Event ID 1053 (Access is denied)

J

jokes54321

We are running a Windows 2000 AD domain. Three DC's, and two in house DNS
servers. Any and all Win2K boxes work fine. We are now trying to add a
Windows 2003 Server to host our websites. This server constantly logs the
following.

Event Type: Error
Event Source: Userenv
Event Category: None
Event ID: 1053
Date: 11/7/2003
Time: 1:28:43 PM
User: NT AUTHORITY\SYSTEM
Computer: NETWORK-ADMIN
Description:
Windows cannot determine the user or computer name. (Access is denied. ).
Group Policy processing aborted.

After checking our Windows XP boxes we've found these are logging the same
event (above event from an XP box). Everything else works, the Windows 2003
Server as well as the XP boxes have registered themselves with our DNS
server, running AD Users and Computers successful queries the AD and allows
us to add, edit and delete users. How can I get rid of this error. I've
found several articles but none seem to apply. I checked the Default Domain
Controller Policy to see if the SMB problem was it but the four items were
all set to No Specified.
 
A

Ace Fekay [MVP]

In
jokes54321 said:
We are running a Windows 2000 AD domain. Three DC's, and two in house
DNS servers. Any and all Win2K boxes work fine. We are now trying to
add a Windows 2003 Server to host our websites.
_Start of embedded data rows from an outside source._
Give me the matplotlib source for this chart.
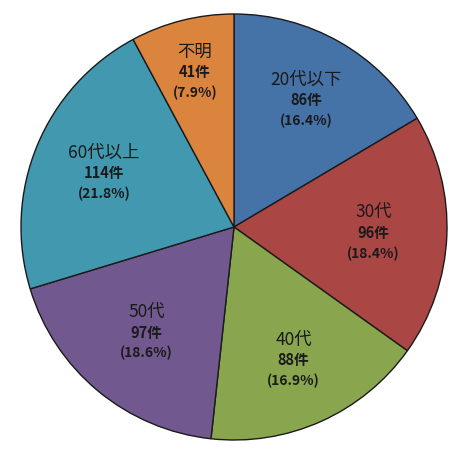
import matplotlib
matplotlib.use("Agg")
import numpy as np
import matplotlib.pyplot as plt

plt.rcParams['font.family'] = ['Noto Sans CJK JP', 'DejaVu Sans']

# data
categories = ['20代以下', '30代', '40代', '50代', '60代以上', '不明']
counts = [86, 96, 88, 97, 114, 41]
percent_labels = ['16.4%', '18.4%', '16.9%', '18.6%', '21.8%', '7.9%']
colors = ['#4572A7', '#AA4643', '#89A54E', '#71588F', '#4198AF', '#DB843D']

# how far out (fraction of radius) each label block sits
label_radius = [0.685, 0.655, 0.685, 0.645, 0.66, 0.75]

fig = plt.figure(figsize=(4.55, 4.63), dpi=100)
# square axes of 426 px centred on the pie centre (234, 227) from top-left
size_w = 426 / 455
size_h = 426 / 463
cx, cy = 234 / 455, 1 - 227 / 463
ax = fig.add_axes([cx - size_w / 2, cy - size_h / 2, size_w, size_h])

wedges, _ = ax.pie(counts, colors=colors, startangle=90, counterclock=False,
                   radius=1.0,
                   wedgeprops=dict(edgecolor='#1a1a1a', linewidth=1.0))

line_gap = 0.097
for w, cat, n, pct, r in zip(wedges, categories, counts, percent_labels, label_radius):
    mid = np.deg2rad((w.theta1 + w.theta2) / 2)
    x, y = r * np.cos(mid), r * np.sin(mid)
    ax.text(x, y + line_gap, cat, ha='center', va='center',
            fontsize=12.5, color='#1a1a1a')
    ax.text(x, y, f'{n}件', ha='center', va='center',
            fontsize=10.5, fontweight='bold', color='#1a1a1a')
    ax.text(x, y - line_gap, f'({pct})', ha='center', va='center',
            fontsize=10, fontweight='bold', color='#1a1a1a')

ax.set_xlim(-1.0, 1.0)
ax.set_ylim(-1.0, 1.0)
ax.set_aspect('equal')
ax.axis('off')

fig.savefig('out.png', dpi=100, facecolor='white')
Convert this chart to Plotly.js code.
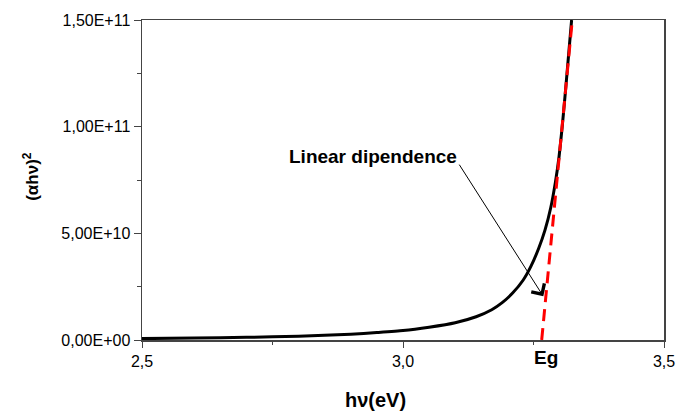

This server
constantly logs the following.

Event Type: Error
Event Source: Userenv
Event Category: None
Event ID: 1053
Date: 11/7/2003
Time: 1:28:43 PM
User: NT AUTHORITY\SYSTEM
Computer: NETWORK-ADMIN
Description:
Windows cannot determine the user or computer name. (Access is
denied. ). Group Policy processing aborted.

After checking our Windows XP boxes we've found these are logging the
same event (above event from an XP box). Everything else works, the
Windows 2003 Server as well as the XP boxes have registered
themselves with our DNS server, running AD Users and Computers
successful queries the AD and allows us to add, edit and delete
users. How can I get rid of this error. I've found several articles
but none seem to apply. I checked the Default Domain Controller
Policy to see if the SMB problem was it but the four items were all
set to No Specified.

A number of things can cause this. Read this:
http://www.eventid.net/display.asp?eventid=1053&source=

One major cause is using your ISP's DNS address in your DC and/or client's
IP properties. Ensure that your machines are ONLY pointing to your internal
DNS server. This is because that's what AD and the clients use to "find"
domain stuff and for communication. Otherwise it will ask your ISP and it
can't answer that and this and numerous other errors WILL occur. Configure a
forwarder for efficient Internet resolution.


--
Regards,
Ace

Please direct all replies to the newsgroup so all can benefit.
This posting is provided "AS IS" with no warranties.